*Directive:*
Print exactly the lines from the first one down to the line that contains "XAxis, YAxis, LabelList", both included, and skip the pictures.
— BEGIN Collected data —
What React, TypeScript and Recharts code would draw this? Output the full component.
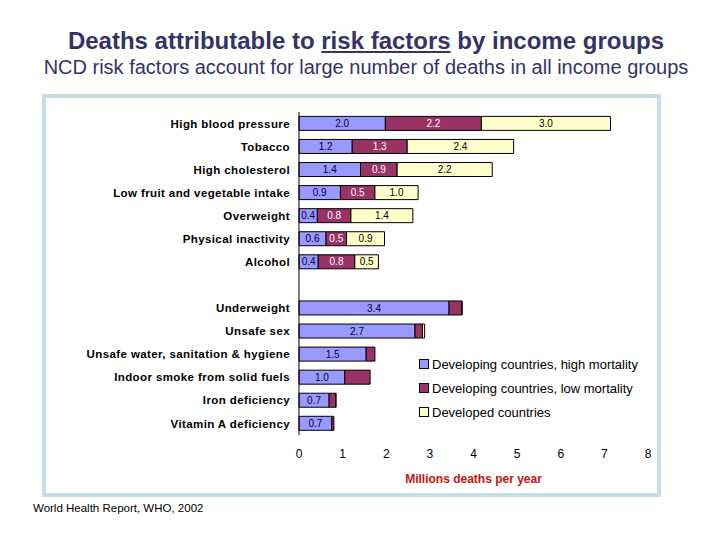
import React from "react";
import { BarChart, Bar, XAxis, YAxis, LabelList } from "recharts";

const categories = [
  "High blood pressure",
  "Tobacco",
  "High cholesterol",
  "Low fruit and vegetable intake",
  "Overweight",
  "Physical inactivity",
  "Alcohol",
  "",
  "Underweight",
  "Unsafe sex",
  "Unsafe water, sanitation & hygiene",
  "Indoor smoke from solid fuels",
  "Iron deficiency",
  "Vitamin A deficiency",
];

const highMortality = [1.98, 1.22, 1.41, 0.95, 0.42, 0.62, 0.44, null, 3.44, 2.66, 1.54, 1.05, 0.69, 0.75];
const lowMortality = [2.2, 1.26, 0.84, 0.79, 0.77, 0.47, 0.84, null, 0.29, 0.17, 0.2, 0.58, 0.15, 0.05];
const developed = [2.96, 2.44, 2.18, 0.99, 1.42, 0.87, 0.54, null, 0.01, 0.05, 0, 0, 0.01, 0];

const highLabels = ["2.0", "1.2", "1.4", "0.9", "0.4", "0.6", "0.4", "", "3.4", "2.7", "1.5", "1.0", "0.7", "0.7"];
const lowLabels = ["2.2", "1.3", "0.9", "0.5", "0.8", "0.5", "0.8", "", "", "", "", "", "", ""];
const devLabels = ["3.0", "2.4", "2.2", "1.0", "1.4", "0.9", "0.5", "", "", "", "", "", "", ""];

const xTicks = [0, 1, 2, 3, 4, 5, 6, 7, 8];

const seriesNames = [
  "Developing countries, high mortality",
  "Developing countries, low mortality",
  "Developed countries",
];
const seriesColors = ["#9999ff", "#993366", "#ffffcc"];

const data = categories.map((name, i) => ({
  name,
  high: highMortality[i],
  low: lowMortality[i],
  dev: developed[i],
  hl: highLabels[i],
  ll: lowLabels[i],
  dl: devLabels[i],
}));

const FONT = "'Liberation Sans', Arial, sans-serif";

export default function App() {
  return (
    <div style={{ position: "absolute", left: 0, top: 0, width: 720, height: 540, background: "#fff", fontFamily: FONT }}>
      <div
        style={{
          position: "absolute",
          left: 0,
          width: 732,
          top: 27,
          textAlign: "center",
          fontSize: 24,
          lineHeight: "28px",
          fontWeight: "bold",
          color: "#333366",
        }}
      >
        Deaths attributable to <span style={{ textDecoration: "underline" }}>risk factors</span> by income groups
      </div>
      <div
        style={{
          position: "absolute",
          left: 0,
          width: 732,
          top: 55,
          textAlign: "center",
          fontSize: 20,
          lineHeight: "24px",
          color: "#333366",
        }}
      >
        NCD risk factors account for large number of deaths in all income groups
      </div>
      <div
        style={{
          position: "absolute",
          left: 42,
          top: 94,
          width: 611,
          height: 395,
          border: "4px solid #c2dfe4",
        }}
      />
      <div style={{ position: "absolute", left: 0, top: 0 }}>
        <BarChart
          width={720}
          height={540}
          data={data}
          layout="vertical"
          margin={{ top: 112, right: 72, bottom: 75, left: 39 }}
          barCategoryGap="19%"
        >
          <XAxis
            type="number"
            domain={[0, 8]}
            ticks={xTicks}
            axisLine={false}
            tickLine={false}
            tickSize={0}
            tickMargin={14}
            height={30}
            tick={{ fontSize: 12, fill: "#000", fontFamily: FONT }}
          />
          <YAxis
            type="category"
            dataKey="name"
            width={260}
            axisLine={{ stroke: "#000" }}
            tickLine={false}
            tickSize={0}
            tickMargin={9}
            interval={0}
            tick={{ fontSize: 11.5, fontWeight: "bold", fill: "#000", fontFamily: FONT, letterSpacing: 0.4 }}
          />
          <Bar dataKey="high" stackId="a" fill={seriesColors[0]} stroke="#000" strokeWidth={1} isAnimationActive={false}>
            <LabelList dataKey="hl" position="center" fill="#000033" fontSize={10} fontFamily={FONT} />
          </Bar>
          <Bar dataKey="low" stackId="a" fill={seriesColors[1]} stroke="#000" strokeWidth={1} isAnimationActive={false}>
            <LabelList dataKey="ll" position="center" fill="#ffffff" fontSize={10} fontFamily={FONT} />
          </Bar>
          <Bar dataKey="dev" stackId="a" fill={seriesColors[2]} stroke="#000" strokeWidth={1} isAnimationActive={false}>
            <LabelList dataKey="dl" position="center" fill="#000" fontSize={10} fontFamily={FONT} />
          </Bar>
        </BarChart>
      </div>
      <div style={{ position: "absolute", left: 419, top: 352, fontSize: 13, color: "#000" }}>
        {seriesNames.map((n, i) => (
          <div key={n} style={{ display: "flex", alignItems: "center", height: 24 }}>
            <span
              style={{
                display: "inline-block",
                width: 8,
                height: 8,
                background: seriesColors[i],
                border: "1px solid #000",
                marginRight: 3,
              }}
            />
            <span>{n}</span>
          </div>
        ))}
      </div>
      <div
        style={{
          position: "absolute",
          left: 299,
          width: 349,
          top: 472,
          textAlign: "center",
          fontSize: 12,
          fontWeight: "bold",
          color: "#cc1111",
        }}
      >
        Millions deaths per year
      </div>
      <div style={{ position: "absolute", left: 33, top: 502, fontSize: 11.5, color: "#000" }}>
        World Health Report, WHO, 2002
      </div>
    </div>
  );
}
— END Collected data —
*Worked solution:*
What React, TypeScript and Recharts code would draw this? Output the full component.
import React from "react";
import { BarChart, Bar, XAxis, YAxis, LabelList } from "recharts";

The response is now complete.